The measure of Nehemiah appears thus to have been not merely a seisachtheia such as that of Solon, but also a παλιντοκία, or refunding of interest paid by the debtor in past time,—analogous to the proceeding of the Megarians on emancipating themselves from their oligarchy, as recounted above, chapter ix, [p. 44].

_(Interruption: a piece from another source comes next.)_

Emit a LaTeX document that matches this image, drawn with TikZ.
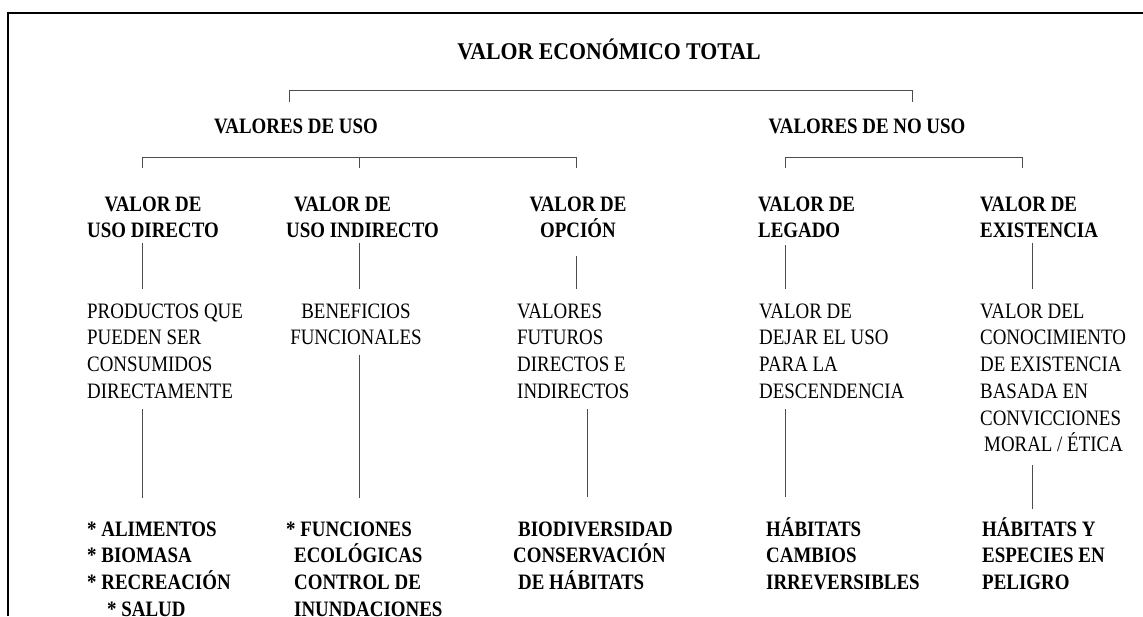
\documentclass[tikz,border=0pt]{standalone}
\usepackage{fontspec}
\setmainfont{Liberation Serif}[FakeStretch=0.86]
\newfontfamily\titlefont{Liberation Serif}[FakeStretch=0.91]
\newcommand\hstrut{\rule{0pt}{27pt}}
\newcommand\dstrut{\rule[-8pt]{0pt}{8pt}}
\tikzset{every node/.style={inner sep=0pt,font=\fontsize{22}{26.7}\selectfont}}
\tikzset{bx/.style={align=left,anchor=north west,execute at end node=\dstrut}}
\tikzset{cx/.style={bx,align=center,anchor=north}}
\tikzset{bf/.style={font=\fontsize{22}{26.7}\selectfont\bfseries}}
\tikzset{link/.style={draw=black!70,line width=1pt}}

\begin{document}
\begin{tikzpicture}[x=1pt,y=-1pt]
\useasboundingbox (0,0) rectangle (1143,616);
\draw[line width=2pt] (8,616) -- (8,13) -- (1143,13);

\node[anchor=base,font=\titlefont\fontsize{24}{28}\selectfont\bfseries] (tot) at (609,59) {VALOR ECONÓMICO TOTAL};
\node[bf,anchor=base] (vu) at (296,133) {VALORES DE USO};
\node[bf,anchor=base] (vnu) at (867,133) {VALORES DE NO USO};

% second level
\node[cx,bf] (h1) at (153,184) {\hstrut VALOR DE\\USO DIRECTO};
\node[bx,bf] (h2) at (286,184) {\hstrut\hspace*{8pt}VALOR DE\\USO INDIRECTO};
\node[cx,bf] (h3) at (578,184) {\hstrut VALOR DE\\OPCIÓN};
\node[bx,bf] (h4) at (758,184) {\hstrut VALOR DE\\LEGADO};
\node[bx,bf] (h5) at (980,184) {\hstrut VALOR DE\\EXISTENCIA};

\node[bx] (m1) at (87,291) {\hstrut PRODUCTOS QUE\\PUEDEN SER\\CONSUMIDOS\\DIRECTAMENTE};
\node[cx] (m2) at (356,291) {\hstrut BENEFICIOS\\FUNCIONALES};
\node[bx] (m3) at (517,291) {\hstrut VALORES\\FUTUROS\\DIRECTOS E\\INDIRECTOS};
\node[bx] (m4) at (759,291) {\hstrut VALOR DE\\DEJAR EL USO\\PARA LA\\DESCENDENCIA};
\node[bx] (m5) at (980,291) {\hstrut VALOR DEL\\CONOCIMIENTO\\DE EXISTENCIA\\BASADA EN\\CONVICCIONES\\\hspace*{4pt}MORAL / ÉTICA};

\node[bx,bf] (b1) at (87,509) {\hstrut * ALIMENTOS\\* BIOMASA\\* RECREACIÓN\\\hspace*{20pt}* SALUD};
\node[bx,bf] (b2) at (286,509) {\hstrut * FUNCIONES\\\hspace*{8pt}ECOLÓGICAS\\\hspace*{8pt}CONTROL DE\\\hspace*{8pt}INUNDACIONES};
\node[bx,bf] (b3) at (513,509) {\hstrut\hspace*{5pt}BIODIVERSIDAD\\CONSERVACIÓN\\\hspace*{5pt}DE HÁBITATS};
\node[bx,bf] (b4) at (766,509) {\hstrut HÁBITATS\\CAMBIOS\\IRREVERSIBLES};
\node[bx,bf] (b5) at (982,509) {\hstrut HÁBITATS Y\\ESPECIES EN\\PELIGRO};

% brackets
\coordinate (tl) at (289,102);
\coordinate (tr) at (912,102);
\foreach \c/\x in {1/142,2/359,3/576,4/785,5/1022}
  \coordinate (s\c) at (\x,168);
\draw[link] (tl) -- ++(0,-12) -| (tr);
\draw[link] (s1) -- ++(0,-11) -| (s3);
\draw[link] (s2) -- ++(0,-11);
\draw[link] (s4) -- ++(0,-11) -| (s5);

% vertical links
\foreach \c/\x in {1/142,2/359,3/576,4/785,5/1032}
  \coordinate (u\c) at (\x,0);
\foreach \c/\x in {1/142,2/359,3/587,4/785,5/1032}
  \coordinate (l\c) at (\x,0);
\foreach \c/\a in {1/-2.7,2/-2.7,3/10.3,4/-0.7,5/-2.7}
  \draw[link,shorten <=\a pt,shorten >=2pt] (h\c.south -| u\c) -- (m\c.north -| u\c);
\foreach \c/\a/\b in {1/2.9/11,2/2.3/11,3/2.9/12,4/2.9/12,5/5.5/0}
  \draw[link,shorten <=\a pt,shorten >=\b pt] (m\c.south -| l\c) -- (b\c.north -| l\c);
\end{tikzpicture}
\end{document}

[192] In every law to limit the rate of interest, it is of course implied that the law not only ought to fix, but can fix, the maximum rate at which money is to be lent. The tribunes at Rome followed out this proposition with perfect consistency: they passed successive laws for the reduction of the rate of interest, until at length they made it illegal to take any interest at all: “Gemecium, tribunum plebis, tulisse ad populum, ne fœnerari liceret.” (Liv. vii, 42.) History shows that the law, though passed, was not carried into execution.